Written instruction: Skip all pictures. Write out the data below from its first line through the line that contains "const footer = '@前瞻经济学人APP';".

Listed entries:
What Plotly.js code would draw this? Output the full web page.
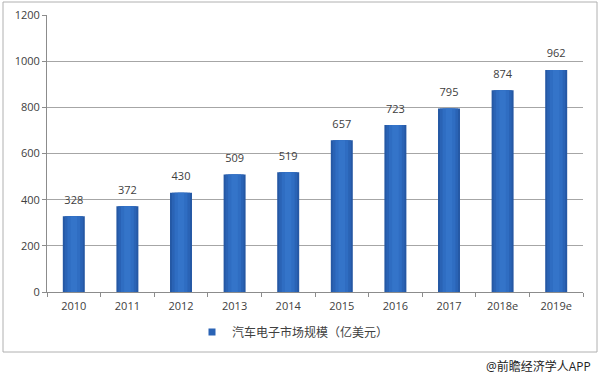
<!DOCTYPE html>
<html><head><meta charset="utf-8">
<script src="https://cdn.plot.ly/plotly-3.0.1.min.js"></script>
<style>html,body{margin:0;padding:0;background:#fff;}#chart{width:600px;height:378px;}</style>
</head><body><div id="chart"></div>
<script>
const years = ['2010','2011','2012','2013','2014','2015','2016','2017','2018e','2019e'];
const marketSize = [328,372,430,509,519,657,723,795,874,962];
const seriesName = '汽车电子市场规模（亿美元）';
const footer = '@前瞻经济学人APP';

const fontFam = '"Open Sans", "Noto Sans CJK SC", sans-serif';
const layers = [
  {w:0.41, c:'#2558a4'},
  {w:0.34, c:'#2a63b5'},
  {w:0.24, c:'#2f6dc2'},
  {w:0.12, c:'#3474c9'}
];
const traces = layers.map(l=>({
  type:'bar', x:years, y:marketSize, width:l.w,
  marker:{color:l.c, line:{width:0}},
  name: seriesName, showlegend:false, hoverinfo:'skip'
}));
traces.push({
  type:'scatter', mode:'markers+text', x:years, y:marketSize,
  marker:{size:14, opacity:0},
  text: marketSize.map(String), textposition:'top center',
  textfont:{size:11, color:'#404040', family:fontFam},
  showlegend:false, hoverinfo:'skip', cliponaxis:false
});
traces.push({
  type:'scatter', mode:'markers', x:[null], y:[null], name:seriesName,
  marker:{symbol:'square', size:7, color:'#2a63b5'}, showlegend:true
});

const W=536, H=277, L=47, B=292;
const px = x => (x-L)/W, py = y => (B-y)/H;

const layout = {
  width:600, height:378,
  margin:{l:47, r:17, t:15, b:86},
  paper_bgcolor:'#fff', plot_bgcolor:'#fff',
  barmode:'overlay',
  font:{family:fontFam, size:11, color:'#404040'},
  xaxis:{type:'category', range:[-0.5, years.length-0.5], autorange:false,
    showgrid:false, showline:true, linecolor:'#8c8c8c', linewidth:1,
    ticks:'outside', ticklen:4, tickcolor:'#8c8c8c', tickson:'boundaries', ticklabelstandoff:4,
    tickfont:{size:11, color:'#404040'}, fixedrange:true},
  yaxis:{range:[0,1200], dtick:200, showgrid:true, gridcolor:'#a6a6a6', gridwidth:1,
    showline:true, linecolor:'#8c8c8c', ticks:'outside', ticklen:4, tickcolor:'#8c8c8c',
    zeroline:false, tickfont:{size:11, color:'#404040'}, fixedrange:true},
  showlegend:true,
  legend:{orientation:'h', x:px(192), xanchor:'left', y:py(332), yanchor:'middle',
    font:{size:12, color:'#404040'}, itemwidth:30, bgcolor:'rgba(0,0,0,0)'},
  shapes:[{type:'rect', xref:'paper', yref:'paper', x0:px(3), x1:px(597), y0:py(352), y1:py(2),
    line:{color:'#b0b0b0', width:1}, fillcolor:'rgba(0,0,0,0)', layer:'below'}],
  annotations:[{xref:'paper', yref:'paper', x:px(593), y:py(366), xanchor:'right', yanchor:'middle',
    text:footer, showarrow:false, font:{size:12, color:'#222'}}]
};
Plotly.newPlot('chart', traces, layout, {displayModeBar:false, staticPlot:true});
</script></body></html>
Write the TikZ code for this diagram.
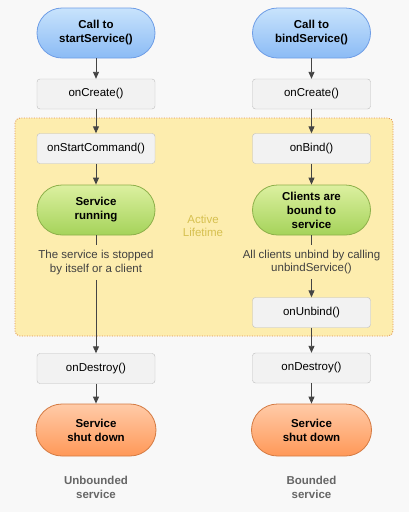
\documentclass[tikz,border=0pt]{standalone}
\usepackage{fontspec}
\setmainfont{Liberation Sans}
\usetikzlibrary{arrows.meta}
\definecolor{pagebg}{HTML}{F8F8F8}
\definecolor{boxfill}{HTML}{F2F2F2}
\definecolor{boxline}{HTML}{BDBDBD}
\definecolor{bluetop}{HTML}{C8E3FC}
\definecolor{bluebot}{HTML}{8BBBF5}
\definecolor{blueline}{HTML}{6E9DE6}
\definecolor{greentop}{HTML}{DCF0A0}
\definecolor{greenbot}{HTML}{A5D35A}
\definecolor{greenline}{HTML}{8DB04A}
\definecolor{orangetop}{HTML}{FFCBA8}
\definecolor{orangebot}{HTML}{FF9858}
\definecolor{orangeline}{HTML}{D47A42}
\definecolor{lifefill}{HTML}{FDEDAE}
\definecolor{lifeline}{HTML}{E0904C}
\definecolor{lifetext}{HTML}{D6C050}
\definecolor{arrowc}{HTML}{444444}

\begin{document}
\begin{tikzpicture}[x=1pt, y=-1pt, font=\fontsize{11.5}{13.5}\selectfont,
box/.style={draw=boxline, fill=boxfill, rounded corners=3pt, minimum width=118pt, minimum height=30pt},
pill/.style={rounded corners=25pt, minimum width=118pt, minimum height=50pt, align=center, line width=0.8pt, font=\fontsize{11.5}{14}\selectfont\bfseries},
callpill/.style={pill, draw=blueline, top color=bluetop, bottom color=bluebot},
runpill/.style={pill, draw=greenline, top color=greentop, bottom color=greenbot},
endpill/.style={pill, draw=orangeline, top color=orangetop, bottom color=orangebot, minimum width=120pt, minimum height=52pt, rounded corners=26pt},
note/.style={align=center, inner xsep=2pt, inner ysep=5pt, text=black!75},
kind/.style={align=center, text=black!60, font=\fontsize{11.5}{13.5}\selectfont\bfseries},
flow/.style={draw=arrowc, line width=0.9pt, -{Triangle[length=7pt,width=6pt]}}]
\fill[pagebg] (0,0) rectangle (409,512);
\useasboundingbox (0,0) rectangle (409,512);
% active lifetime region
\draw[lifeline, fill=lifefill, line width=0.8pt, dash pattern=on 1pt off 1.5pt, rounded corners=5pt] (15,118) rectangle (393,336);
\node[lifetext, align=center] (life) at (203,226) {Active\\Lifetime};
% unbounded service
\node[callpill] (startcall) at (96,33) {Call to\\startService()};
\node[box] (createL) at (96,94) {onCreate()};
\node[box] (startcmd) at (96,148.5) {onStartCommand()};
\node[runpill] (running) at (96,210) {Service\\running};
\node[note] (stopnote) at (96,262.5) {The service is stopped\\by itself or a client};
\node[box] (destroyL) at (96,368.5) {onDestroy()};
\node[endpill] (shutL) at (96,430) {Service\\shut down};
\node[kind] (unbounded) at (96,487.5) {Unbounded\\service};
% bounded service
\node[callpill] (bindcall) at (311.5,33) {Call to\\bindService()};
\node[box] (createR) at (311.5,94) {onCreate()};
\node[box] (bind) at (311.5,148.5) {onBind()};
\node[runpill] (bound) at (311.5,210) {Clients are\\bound to\\service};
\node[note] (unbindnote) at (311.5,262) {All clients unbind by calling\\unbindService()};
\node[box] (unbind) at (311.5,312.5) {onUnbind()};
\node[box] (destroyR) at (311.5,368) {onDestroy()};
\node[endpill] (shutR) at (311.5,430) {Service\\shut down};
\node[kind] (bounded) at (311.5,487.5) {Bounded\\service};
% connectors
\draw[flow] (startcall) -- (createL);
\draw[flow] (createL) -- (startcmd);
\draw[flow] (startcmd) -- (running);
\draw[draw=arrowc, line width=0.9pt] (running) -- (stopnote);
\draw[flow] (stopnote) -- (destroyL);
\draw[flow] (destroyL) -- (shutL);
\draw[flow] (bindcall) -- (createR);
\draw[flow] (createR) -- (bind);
\draw[flow] (bind) -- (bound);
\draw[draw=arrowc, line width=0.9pt] (bound) -- (unbindnote);
\draw[flow] (unbindnote) -- (unbind);
\draw[flow] (unbind) -- (destroyR);
\draw[flow] (destroyR) -- (shutR);
\end{tikzpicture}
\end{document}
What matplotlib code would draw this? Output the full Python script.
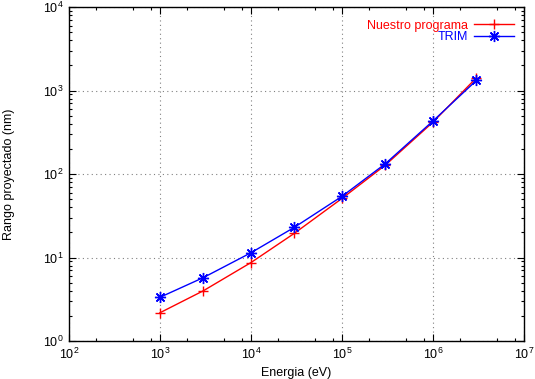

Finished task:
What Plotly.js code would draw this? Output the full web page.
<!DOCTYPE html>
<html><head><meta charset="utf-8">
<script src="https://cdn.plot.ly/plotly-3.0.1.min.js"></script>
<style>html,body{margin:0;padding:0;background:#fff;}#chart{width:600px;height:378px;}</style>
</head><body><div id="chart"></div>
<script>
const years = ['2010','2011','2012','2013','2014','2015','2016','2017','2018e','2019e'];
const marketSize = [328,372,430,509,519,657,723,795,874,962];
const seriesName = '汽车电子市场规模（亿美元）';
const footer = '@前瞻经济学人APP';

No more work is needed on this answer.